Task requirements:
All the data below goes into the copy word for word, but the pictures don't.

Information supplied:

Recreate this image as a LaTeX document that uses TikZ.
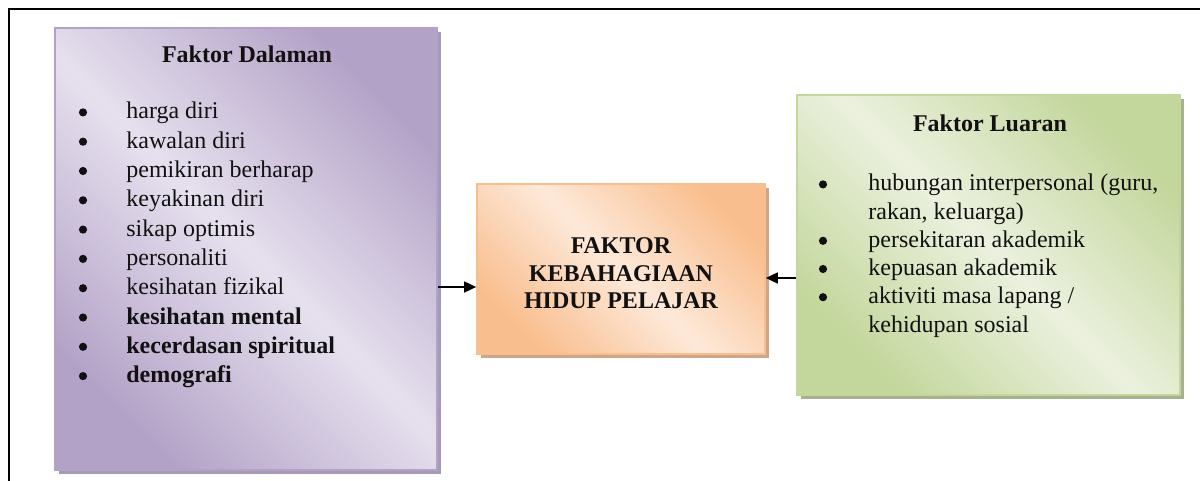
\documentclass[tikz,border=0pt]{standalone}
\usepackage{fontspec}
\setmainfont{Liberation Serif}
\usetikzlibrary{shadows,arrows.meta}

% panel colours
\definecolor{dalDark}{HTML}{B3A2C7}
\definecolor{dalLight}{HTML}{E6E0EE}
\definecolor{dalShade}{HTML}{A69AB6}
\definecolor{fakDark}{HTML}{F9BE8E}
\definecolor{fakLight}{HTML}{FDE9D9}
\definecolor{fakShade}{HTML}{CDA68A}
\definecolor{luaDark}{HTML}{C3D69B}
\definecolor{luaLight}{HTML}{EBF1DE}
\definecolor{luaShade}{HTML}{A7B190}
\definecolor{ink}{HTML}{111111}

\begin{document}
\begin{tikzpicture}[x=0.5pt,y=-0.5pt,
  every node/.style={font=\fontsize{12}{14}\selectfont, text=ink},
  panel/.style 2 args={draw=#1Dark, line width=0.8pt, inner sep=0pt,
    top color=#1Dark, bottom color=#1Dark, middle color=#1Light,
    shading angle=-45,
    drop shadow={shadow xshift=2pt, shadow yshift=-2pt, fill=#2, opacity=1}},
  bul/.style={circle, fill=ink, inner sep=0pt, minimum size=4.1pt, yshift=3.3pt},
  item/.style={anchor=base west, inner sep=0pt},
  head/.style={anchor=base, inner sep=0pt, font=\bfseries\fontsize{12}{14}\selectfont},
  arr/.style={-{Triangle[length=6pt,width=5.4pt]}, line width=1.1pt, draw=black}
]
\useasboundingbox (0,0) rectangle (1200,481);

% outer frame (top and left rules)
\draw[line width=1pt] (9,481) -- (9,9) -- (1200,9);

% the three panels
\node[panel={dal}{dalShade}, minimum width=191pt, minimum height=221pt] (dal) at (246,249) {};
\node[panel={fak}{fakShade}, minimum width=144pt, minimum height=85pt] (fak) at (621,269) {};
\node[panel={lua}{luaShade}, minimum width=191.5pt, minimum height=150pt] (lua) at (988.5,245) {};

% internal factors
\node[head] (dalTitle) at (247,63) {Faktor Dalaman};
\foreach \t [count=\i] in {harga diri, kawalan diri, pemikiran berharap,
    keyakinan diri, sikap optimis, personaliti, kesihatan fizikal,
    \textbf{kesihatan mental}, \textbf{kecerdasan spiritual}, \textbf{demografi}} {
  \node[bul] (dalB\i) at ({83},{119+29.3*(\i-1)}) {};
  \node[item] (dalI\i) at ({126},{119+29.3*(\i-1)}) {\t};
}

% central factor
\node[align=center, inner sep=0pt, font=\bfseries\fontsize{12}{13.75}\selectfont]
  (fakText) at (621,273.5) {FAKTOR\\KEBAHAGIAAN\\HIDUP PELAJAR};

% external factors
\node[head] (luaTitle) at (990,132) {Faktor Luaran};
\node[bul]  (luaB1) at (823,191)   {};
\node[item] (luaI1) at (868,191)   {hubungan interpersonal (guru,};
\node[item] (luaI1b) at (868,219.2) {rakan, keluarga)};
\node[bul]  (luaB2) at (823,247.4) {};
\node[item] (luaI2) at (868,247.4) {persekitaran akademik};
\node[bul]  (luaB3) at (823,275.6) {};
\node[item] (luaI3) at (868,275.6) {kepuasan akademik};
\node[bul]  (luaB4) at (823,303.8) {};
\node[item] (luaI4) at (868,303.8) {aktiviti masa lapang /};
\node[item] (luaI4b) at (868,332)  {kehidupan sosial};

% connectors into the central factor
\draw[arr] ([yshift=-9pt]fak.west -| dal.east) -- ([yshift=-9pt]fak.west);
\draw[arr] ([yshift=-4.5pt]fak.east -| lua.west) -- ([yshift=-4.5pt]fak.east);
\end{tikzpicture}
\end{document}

Problem solution:
Recreate this image as a LaTeX document that uses TikZ.
\documentclass[tikz,border=0pt]{standalone}
\usepackage{fontspec}
\setmainfont{Liberation Serif}
\usetikzlibrary{shadows,arrows.meta}

% panel colours
\definecolor{dalDark}{HTML}{B3A2C7}
\definecolor{dalLight}{HTML}{E6E0EE}
\definecolor{dalShade}{HTML}{A69AB6}
\definecolor{fakDark}{HTML}{F9BE8E}
\definecolor{fakLight}{HTML}{FDE9D9}
\definecolor{fakShade}{HTML}{CDA68A}
\definecolor{luaDark}{HTML}{C3D69B}
\definecolor{luaLight}{HTML}{EBF1DE}
\definecolor{luaShade}{HTML}{A7B190}
\definecolor{ink}{HTML}{111111}

\begin{document}
\begin{tikzpicture}[x=0.5pt,y=-0.5pt,
  every node/.style={font=\fontsize{12}{14}\selectfont, text=ink},
  panel/.style 2 args={draw=#1Dark, line width=0.8pt, inner sep=0pt,
    top color=#1Dark, bottom color=#1Dark, middle color=#1Light,
    shading angle=-45,
    drop shadow={shadow xshift=2pt, shadow yshift=-2pt, fill=#2, opacity=1}},
  bul/.style={circle, fill=ink, inner sep=0pt, minimum size=4.1pt, yshift=3.3pt},
  item/.style={anchor=base west, inner sep=0pt},
  head/.style={anchor=base, inner sep=0pt, font=\bfseries\fontsize{12}{14}\selectfont},
  arr/.style={-{Triangle[length=6pt,width=5.4pt]}, line width=1.1pt, draw=black}
]
\useasboundingbox (0,0) rectangle (1200,481);

% outer frame (top and left rules)
\draw[line width=1pt] (9,481) -- (9,9) -- (1200,9);

% the three panels
\node[panel={dal}{dalShade}, minimum width=191pt, minimum height=221pt] (dal) at (246,249) {};
\node[panel={fak}{fakShade}, minimum width=144pt, minimum height=85pt] (fak) at (621,269) {};
\node[panel={lua}{luaShade}, minimum width=191.5pt, minimum height=150pt] (lua) at (988.5,245) {};

% internal factors
\node[head] (dalTitle) at (247,63) {Faktor Dalaman};
\foreach \t [count=\i] in {harga diri, kawalan diri, pemikiran berharap,
    keyakinan diri, sikap optimis, personaliti, kesihatan fizikal,
    \textbf{kesihatan mental}, \textbf{kecerdasan spiritual}, \textbf{demografi}} {
  \node[bul] (dalB\i) at ({83},{119+29.3*(\i-1)}) {};
  \node[item] (dalI\i) at ({126},{119+29.3*(\i-1)}) {\t};
}

% central factor
\node[align=center, inner sep=0pt, font=\bfseries\fontsize{12}{13.75}\selectfont]
  (fakText) at (621,273.5) {FAKTOR\\KEBAHAGIAAN\\HIDUP PELAJAR};

% external factors
\node[head] (luaTitle) at (990,132) {Faktor Luaran};
\node[bul]  (luaB1) at (823,191)   {};
\node[item] (luaI1) at (868,191)   {hubungan interpersonal (guru,};
\node[item] (luaI1b) at (868,219.2) {rakan, keluarga)};
\node[bul]  (luaB2) at (823,247.4) {};
\node[item] (luaI2) at (868,247.4) {persekitaran akademik};
\node[bul]  (luaB3) at (823,275.6) {};
\node[item] (luaI3) at (868,275.6) {kepuasan akademik};
\node[bul]  (luaB4) at (823,303.8) {};
\node[item] (luaI4) at (868,303.8) {aktiviti masa lapang /};
\node[item] (luaI4b) at (868,332)  {kehidupan sosial};

% connectors into the central factor
\draw[arr] ([yshift=-9pt]fak.west -| dal.east) -- ([yshift=-9pt]fak.west);
\draw[arr] ([yshift=-4.5pt]fak.east -| lua.west) -- ([yshift=-4.5pt]fak.east);
\end{tikzpicture}
\end{document}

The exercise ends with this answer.